Output the entries below exactly as written, omitting pictures.

════════════════

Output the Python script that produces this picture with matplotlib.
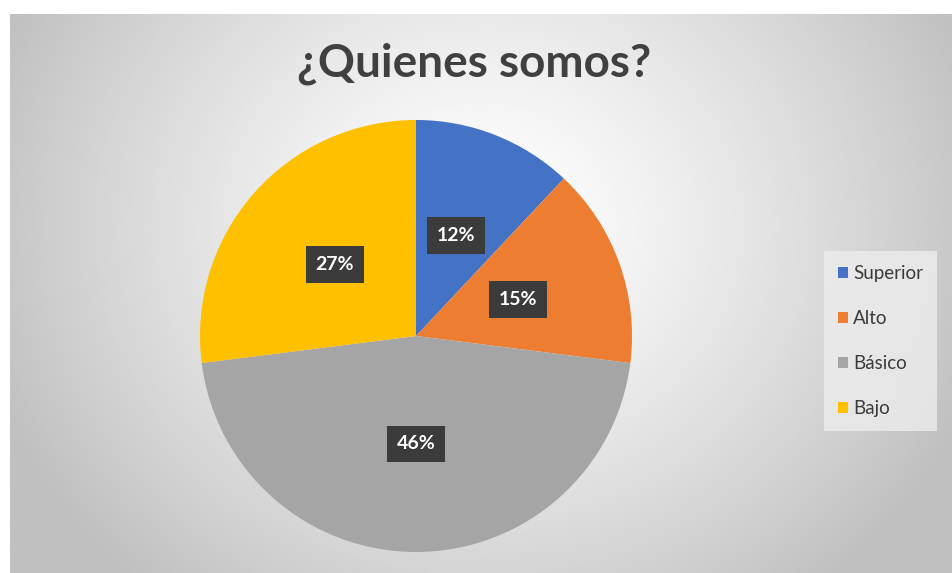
import numpy as np
import matplotlib
matplotlib.use('Agg')
import matplotlib.pyplot as plt

plt.rcParams['font.family'] = ['Lato', 'DejaVu Sans']

categories = ['Superior', 'Alto', 'Básico', 'Bajo']
values = [12, 15, 46, 27]
colors = ['#4472C4', '#ED7D31', '#A5A5A5', '#FFC000']
title = '¿Quienes somos?'

W, H = 953, 573
fig = plt.figure(figsize=(W / 100, H / 100), dpi=100)
fig.patch.set_facecolor('white')

# fondo con degradado radial (área del gráfico)
bg = fig.add_axes([10 / W, 0, 1 - 10 / W, 1 - 14 / H])
yy, xx = np.mgrid[0:200, 0:340]
cx, cy = 170, 75
d = np.sqrt(((xx - cx) / 190.0) ** 2 + ((yy - cy) / 170.0) ** 2)
d = np.clip(d, 0, 1)
shade = 1.0 - 0.25 * d ** 1.3
bg.imshow(shade, cmap='gray', vmin=0, vmax=1, aspect='auto',
          extent=[0, 1, 0, 1], origin='upper', interpolation='bilinear')
bg.set_axis_off()

# pastel
r = 216
cxp, cyp = 416, 336
ax = fig.add_axes([(cxp - r) / W, 1 - (cyp + r) / H, 2 * r / W, 2 * r / H])
wedges, texts, autotexts = ax.pie(
    values, colors=colors, startangle=90, counterclock=False,
    autopct='%1.0f%%', pctdistance=0.5, radius=1,
    wedgeprops=dict(linewidth=0),
    textprops=dict(color='white', fontsize=14, fontweight='bold'))
for t in autotexts:
    t.set_bbox(dict(boxstyle='square,pad=0.5', facecolor='#3b3b3b',
                    edgecolor='none'))
ax.set_xlim(-1, 1)
ax.set_ylim(-1, 1)
ax.set_aspect('equal')

fig.text(474 / W, 1 - 64 / H, title, ha='center', va='center',
         fontsize=33, fontweight='bold', color='#404040')

leg = fig.legend(wedges, categories, loc='center left',
                 bbox_to_anchor=(824 / W, 1 - 341 / H),
                 frameon=True, fontsize=13.5, handlelength=0.55,
                 handleheight=0.55, handletextpad=0.25, labelspacing=1.5,
                 borderpad=0.75, borderaxespad=0, labelcolor='#3a3a3a')
leg.get_frame().set_facecolor('#ededed')
leg.get_frame().set_edgecolor('none')
leg.get_frame().set_alpha(0.8)
leg.get_frame().set_boxstyle('square', pad=0)

fig.savefig('out.png', dpi=100)
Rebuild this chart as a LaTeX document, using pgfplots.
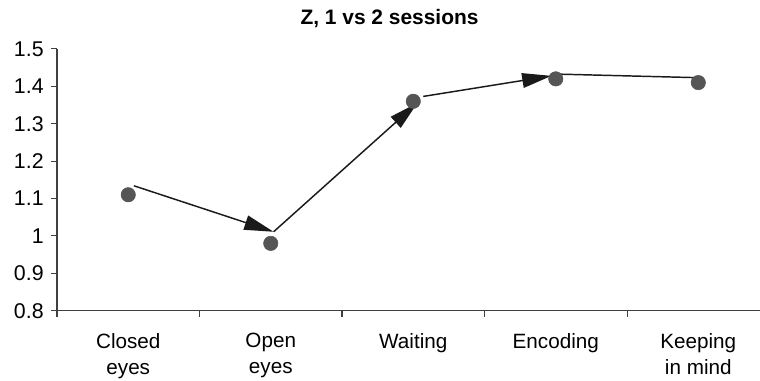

════════════════

SOLUTION TO THE PROBLEM |
Output the Python script that produces this picture with matplotlib.
import numpy as np
import matplotlib
matplotlib.use('Agg')
import matplotlib.pyplot as plt

plt.rcParams['font.family'] = ['Lato', 'DejaVu Sans']

categories = ['Superior', 'Alto', 'Básico', 'Bajo']
values = [12, 15, 46, 27]
colors = ['#4472C4', '#ED7D31', '#A5A5A5', '#FFC000']
title = '¿Quienes somos?'

W, H = 953, 573
fig = plt.figure(figsize=(W / 100, H / 100), dpi=100)
fig.patch.set_facecolor('white')

# fondo con degradado radial (área del gráfico)
bg = fig.add_axes([10 / W, 0, 1 - 10 / W, 1 - 14 / H])
yy, xx = np.mgrid[0:200, 0:340]
cx, cy = 170, 75
d = np.sqrt(((xx - cx) / 190.0) ** 2 + ((yy - cy) / 170.0) ** 2)
d = np.clip(d, 0, 1)
shade = 1.0 - 0.25 * d ** 1.3
bg.imshow(shade, cmap='gray', vmin=0, vmax=1, aspect='auto',
          extent=[0, 1, 0, 1], origin='upper', interpolation='bilinear')
bg.set_axis_off()

# pastel
r = 216
cxp, cyp = 416, 336
ax = fig.add_axes([(cxp - r) / W, 1 - (cyp + r) / H, 2 * r / W, 2 * r / H])
wedges, texts, autotexts = ax.pie(
    values, colors=colors, startangle=90, counterclock=False,
    autopct='%1.0f%%', pctdistance=0.5, radius=1,
    wedgeprops=dict(linewidth=0),
    textprops=dict(color='white', fontsize=14, fontweight='bold'))
for t in autotexts:
    t.set_bbox(dict(boxstyle='square,pad=0.5', facecolor='#3b3b3b',
                    edgecolor='none'))
ax.set_xlim(-1, 1)
ax.set_ylim(-1, 1)
ax.set_aspect('equal')

fig.text(474 / W, 1 - 64 / H, title, ha='center', va='center',
         fontsize=33, fontweight='bold', color='#404040')

leg = fig.legend(wedges, categories, loc='center left',
                 bbox_to_anchor=(824 / W, 1 - 341 / H),
                 frameon=True, fontsize=13.5, handlelength=0.55,
                 handleheight=0.55, handletextpad=0.25, labelspacing=1.5,
                 borderpad=0.75, borderaxespad=0, labelcolor='#3a3a3a')
leg.get_frame().set_facecolor('#ededed')
leg.get_frame().set_edgecolor('none')
leg.get_frame().set_alpha(0.8)
leg.get_frame().set_boxstyle('square', pad=0)

fig.savefig('out.png', dpi=100)
Rebuild this chart as a LaTeX document, using pgfplots.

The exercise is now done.